Television Corner: Sandburg's Lincoln (1974)

Hal Holbrook as President Abraham Lincoln
in David L. Wolper's adaptation of Carl Sandburg's Lincoln.
Sandburg’s Lincoln is an interesting, yet insightful miniseries on the life and times of the sixteenth President of The United States. It features Hal Holbrook as Abraham Lincoln, along with Sada Thompson as Mary Todd Lincoln, produced by David L. Wolper (1928-2010) and directed by George Schaefer (1920-1997).

The miniseries was adapted from Carl Sandburg’s Pulitzer prize-winning biographical works on President Lincoln. It showcases Lincoln from his days as a trial lawyer, to his entry into the political landscape and election into the office of the Presidency, to his struggles within the family, to helping to preserve the Union during The Civil War, to his battles with treasury secretary Salmon P. Chase (portrayed by Roy Poole) during the President's 1864 re-election, to reconstruction and his final days in office.

The miniseries aired on NBC in two-season segments (consisting of three episodes each), in the 1974-75 and 1975-76 fall television seasons, and was a ratings success. Sandburg’s Lincoln was nominated for four Emmy® Awards. Holbrook won the Emmy® award for Outstanding Lead Actor in a Limited Series. Writer Loring Mandel won the Writers Guild of America (WGA) award for the second episode of the series, Crossing Fox River.  Holbrook would reprise his role of Lincoln in another popular Wolper miniseries- North and South, based off of the best-selling Civil War novel trilogy by John Jakes (which aired on ABC in 1985, 1986, and 1994).

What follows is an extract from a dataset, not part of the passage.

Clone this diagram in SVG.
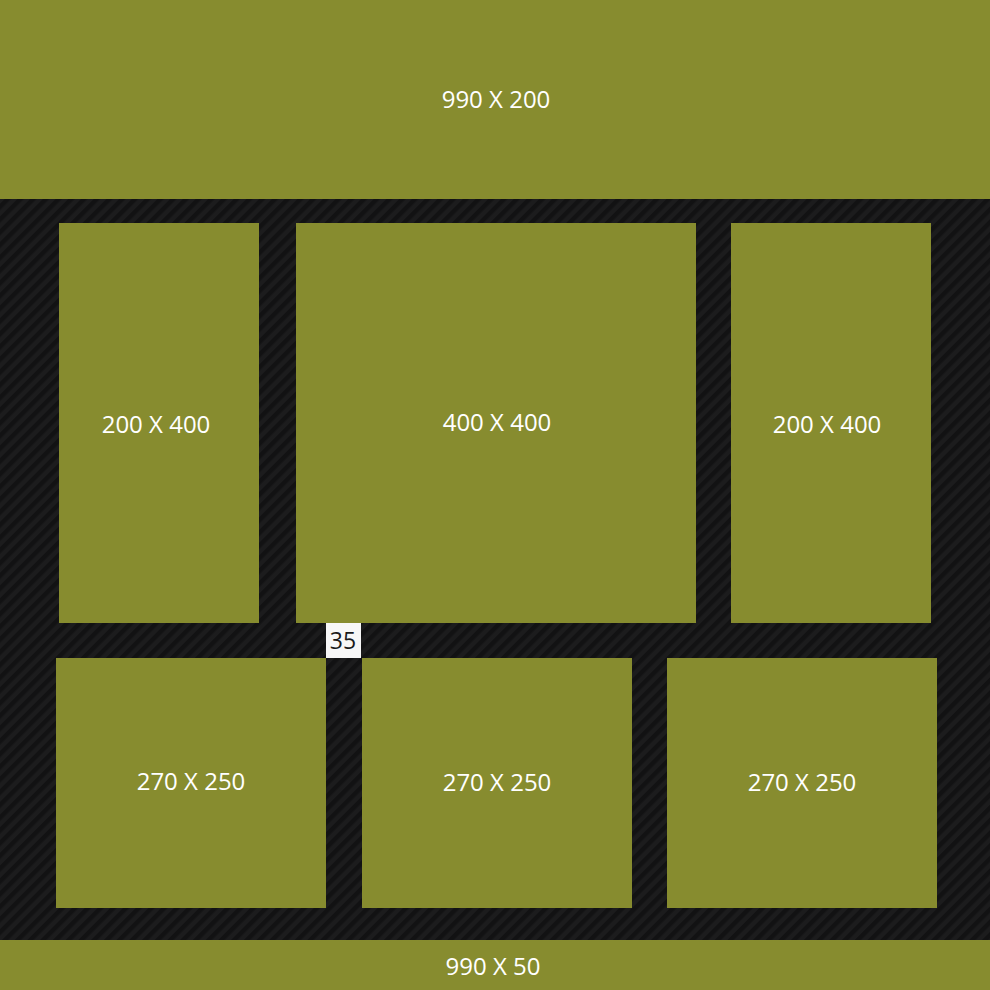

After its network run, the only way one could see Sandburg’s Lincoln was through syndicated repeats. This miniseries was unavailable on any home entertainment format until 2011- when it was released on DVD through indie value distributor Mill Creek Entertainment (via an agreement between the Wolper family and Warner Bros., which owns the post-1970 Wolper Organization holdings). Though some scenes may not be pristine at times (due to source material elements), this miniseries is still enjoyable.

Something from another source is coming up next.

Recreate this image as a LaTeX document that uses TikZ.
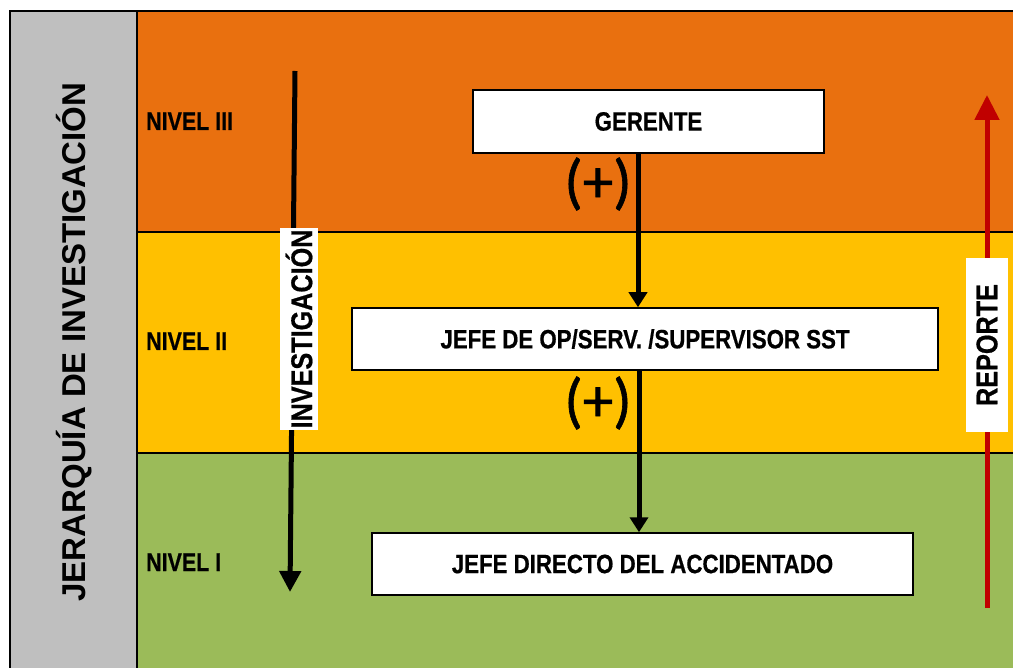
\documentclass[tikz,border=0pt]{standalone}
\usepackage{fontspec}
\setmainfont{Liberation Sans}
\newfontfamily\narrowfont{Liberation Sans}[FakeStretch=0.84, FakeBold=0.6]
\newfontfamily\plusfont{Carlito}[FakeBold=1]
\usetikzlibrary{arrows.meta}
\definecolor{bandorange}{HTML}{E9700F}
\definecolor{bandyellow}{HTML}{FFC000}
\definecolor{bandgreen}{HTML}{9BBB59}
\definecolor{colgray}{HTML}{BFBFBF}
\definecolor{reparrow}{HTML}{C00000}
\tikzset{
  rolebox/.style={draw=black, fill=white, line width=1.5pt, inner sep=0pt,
    font=\narrowfont\bfseries\fontsize{26.5}{27}\selectfont},
  nivel/.style={anchor=base west, inner sep=0pt,
    font=\narrowfont\bfseries\fontsize{25.5}{26}\selectfont},
  plus/.style={inner sep=0pt, font=\plusfont\fontsize{61}{62}\selectfont},
  flowarrow/.style={line width=5pt, -{Triangle[width=18pt,length=15pt]}},
  sidelabel/.style={fill=white, inner sep=0pt, rotate=90,
    font=\narrowfont\bfseries\fontsize{30}{30}\selectfont},
}
\begin{document}
\begin{tikzpicture}[x=1pt,y=-1pt]
\useasboundingbox (0,0) rectangle (1013,668);
% bands
\fill[bandorange] (137,11) rectangle (1013,232);
\fill[bandyellow] (137,232) rectangle (1013,453);
\fill[bandgreen] (137,453) rectangle (1013,668);
\draw[line width=2pt] (137,11) -- (1013,11);
\draw[line width=2pt] (137,232) -- (1013,232);
\draw[line width=2pt] (137,453) -- (1013,453);
% gray column
\fill[colgray] (10,11) rectangle (137,670);
\draw[line width=1.5pt] (10,670) -- (10,11) -- (137,11) -- (137,670);
\node[rotate=90, anchor=base, inner sep=0pt,
  font=\bfseries\fontsize{33}{34}\selectfont] (title) at (85,342) {JERARQUÍA DE INVESTIGACIÓN};
% level labels
\node[nivel] (n3) at (146,130) {NIVEL III};
\node[nivel] (n2) at (146,350) {NIVEL II};
\node[nivel] (n1) at (146,571) {NIVEL I};
% boxes
\node[rolebox, minimum width=351pt, minimum height=63pt] (gerente) at (648.5,121.5) {GERENTE};
\node[rolebox, minimum width=586pt, minimum height=62pt] (jefeop) at (645,339) {JEFE DE OP/SERV. /SUPERVISOR SST};
\node[rolebox, minimum width=541pt, minimum height=62pt] (jefedir) at (642.5,564) {JEFE DIRECTO DEL ACCIDENTADO};
% connectors
\coordinate (xa) at (638,0);
\coordinate (xb) at (639,0);
\draw[flowarrow] (gerente.south -| xa) -- (jefeop.north -| xa);
\draw[flowarrow] (jefeop.south -| xb) -- (jefedir.north -| xb);
\node[plus] (p1) at (598,184) {(+)};
\node[plus] (p2) at (598,403) {(+)};
% investigation arrow
\coordinate (invtop) at (295,71);
\coordinate (invbot) at (290,592);
\draw[line width=5pt, -{Triangle[width=21pt,length=21pt]}] (invtop) -- (invbot);
\node[sidelabel, minimum width=202pt, minimum height=38pt] (inv) at (299,329) {INVESTIGACIÓN};
% report arrow
\coordinate (reptop) at (987,95);
\coordinate (repbot) at (987,608);
\draw[reparrow, line width=5pt, -{Triangle[width=24pt,length=25pt]}] (repbot) -- (reptop);
\node[sidelabel, minimum width=174pt, minimum height=42pt] (rep) at (987,345) {REPORTE};
\end{tikzpicture}
\end{document}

What’s unusual is that all six episodes (in the two-disc DVD set) aren't presented in their original airdate order or in chronological order. I found out that watching the episodes in chronological order was the best way to enjoy the series (thanks to an Amazon.com reviewer).

David L. Wolper's adaptation f Sandburg’s Lincoln is a fascinating, yet informative series on the life of Abraham Lincoln.  I think Hal Holbrook is one of the best actors who portrayed Lincoln, along with Henry Fonda (in Young Mr. Lincoln), Raymond Massey (in Abe Lincoln in Illinois), Gregory Peck (in the 1982 TV miniseries The Blue and The Gray), Jason Robards (lending his voice as Lincoln in Ken Burns' critically acclaimed documentary, The Civil War), and Daniel Day-Lewis (in Steven Spielberg's Lincoln*- based off of Doris Kearns Goodwin's Pulitzer-prize winning biographical portrait of the President, Team of Rivals).

*Lincoln (2012) was the last feature film that this author watched in a movie theater (and possibly one of the last screenings off of a physical film print, second-run at MDL Holiday Cinemas back in late 2012).   The film also features Hal Holbrook as politician Francis Preston Blair, Sr.  If you've never seen Lincoln, it is a fascinating motion picture.   Rent (or stream) it when you have the chance.

ATM REMEMBERS: At The Matinee remembers two entertainment icons that we lost recently- noted crooner Jerry Vale (1930-2014, known for his hits Volare, You Don't Know Me, and You Can Never Give Me Back My Heart) and cinematographer Gordon Willis (1931-2014, known for his work on The Godfather, and All The President's Men).